Stopping Self Content Theft

Jonathan BaileyFebruary 3, 2010

4 minutes read

Feeding Google’s insatiable appetite for content is on of the main reasons why infringers scrape and plagiarize content and also one of the biggest reasons why it is important to monitor and, in many cases, defend against it.

The logic is simple enough, the more copies of a work that appear, especially without proper attribution, the less likely that the search engines will give credit to the original source. This can erode search engine performance, especially for smaller and less-established sites or those in highly-competitive fields.

However, duplicate content doesn’t just come from plagiarists and spammers, it also comes from oneself and our own actions when dealing with our own content. Some of it is errors within our site, some of it is in how we approach social networking and social news.

So even as we are enforcing our rights elsewhere, we have to be careful about how we use our own works. Though it might not be infringement, it can certainly have a very negative impact on you and your site and is worth dealing with all the same.

Starting at Home

The first steps to dealing with duplicate content have to start on your own site or blog. Many people don’t realize how many opportunities there are to create duplicate content on your site, even by pure accident.

Consider the following examples from a simple blog:

Tag Pages: Tag pages have much of the same content as individual post pages and are generated by most blogging applications.
Archive Pages: Monthly, yearly and other archive pages, similar to tag pages, have the same content, or significant portions of it, repeated.
Category Pages: As with Archives and Tags, category pages repeat content.
Printable Pages: Many themes include printable versions of content pages that can be indexed as duplicates.
Comment Pages: Finally, depending on the way comments are set up, a separate page with duplicate content can be created for the version with comments.

Depending on how your blog is set up, it is entirely possible that your article appears six times or more on your site. Google, and other search engines, have to make a decision about which page is the best page and link to it. However, it doesn’t always make the right decision and, in extreme cases, can even decide that the site is spamming and either lower its ranking or remove it.
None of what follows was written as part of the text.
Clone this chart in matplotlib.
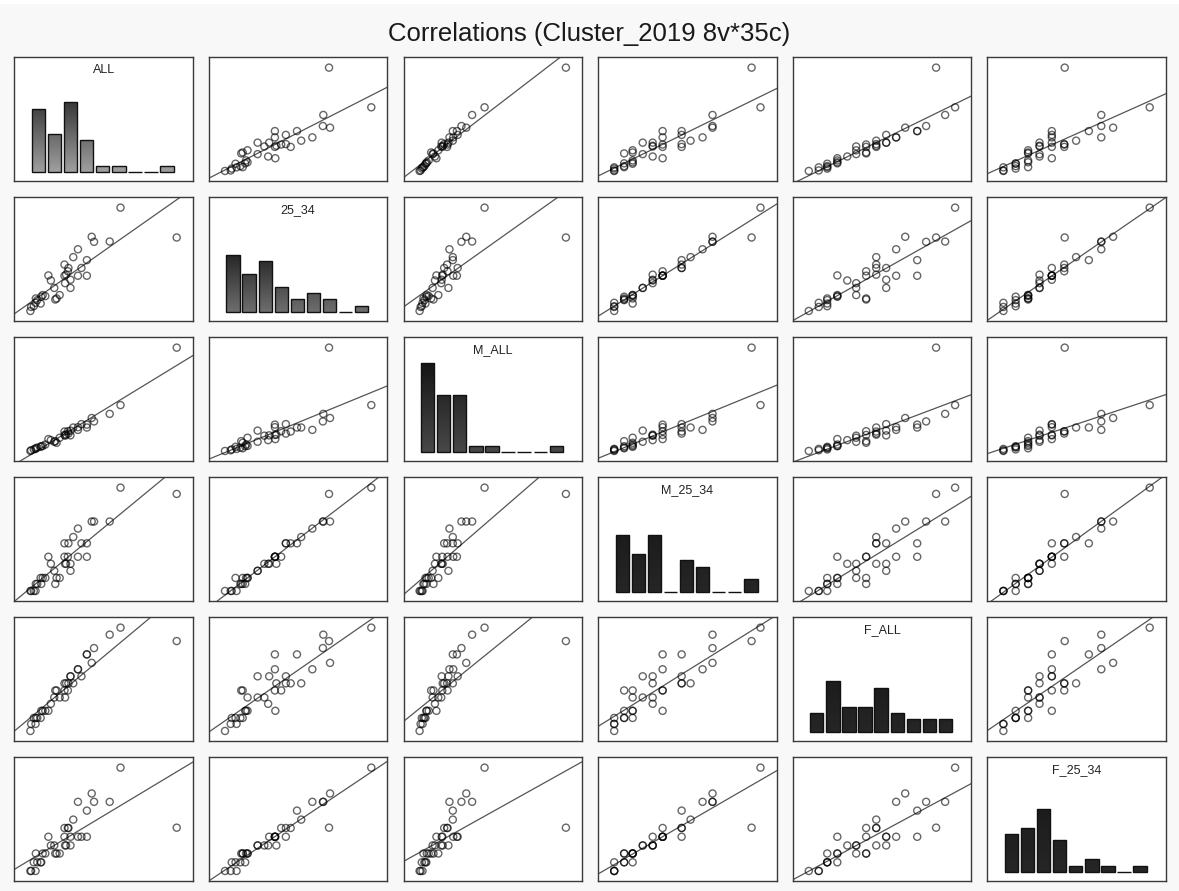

Thus, it is important to make sure that you keep this duplicate content to a minimum and do your part to let the search engines know what you want them to link to. Here are a few tips:

Show Summaries: When possible, only use article summaries and link to the full article. There is no reason for your tag, archive or category pages to display the full text of every entry.
Use Robots.txt: Use your robots.txt file to prevent search engines from indexing unneeded pages, such as your printable pages. However, use caution with this method.
Use Canonical Tag: Google, Yahoo and Bing all support the canonical tag, which tells search engines which page is the best to include in the index.

In short, be very clear what versions of your content are ideal and try to keep the duplicates to an absolute minimum. Doing so will greatly help search engines tell which page to link to, helping both you provide a better service.

Away from Home

The other problem with self-defeating content use lies away from the home site. Where once an entire person’s presence was in their home page, now it can be scattered all over the Web, including other sites they run and social networking sites that they integrate with and use.

While it may seem like a great idea to post your content on every site you take part in, it can confuse the search engines. You want your efforts in social media to support your search engine strategy, not replace your original site. However, many people unwittingly do exactly that.

Here are a few ways to avoid that:

Unique Content for Each Site: If you run multiple sites, you need to have unique content for each. You can use snippets of content to cross promote and certainly link between them, but don’t repost everything. It confuses search engines and readers alike.
Use Snippets: When posting your content on other sites, use snippets and link to the original works. The likelihood of this replacing your content, in human or search engine eyes, is slim to none.
Require Links: Whenever any content of yours appears on another site, even in snippet form, request links back to the original, specifically SE-friendly ones.

In short, be careful how you use your content. Though linked use isn’t likely to hurt you with the search engines, if you aren’t careful you can really eat up your own site by spreading your work too thin, too carelessly.

Bottom Line

When we think of content reuse, we think of what others do with our work. However, the fact is we are all the biggest reusers of our own work and, perhaps, the most important.

Though we can and should track how others use our content, as well as prevent uses that are against our wishes, it is also important to keep an eye on ourselves and make sure that our actions are working for us and with our strategy.

As with anything else in life, the best place to start your content strategy is by looking at yourself and your own actions, after all, you are your own biggest customer.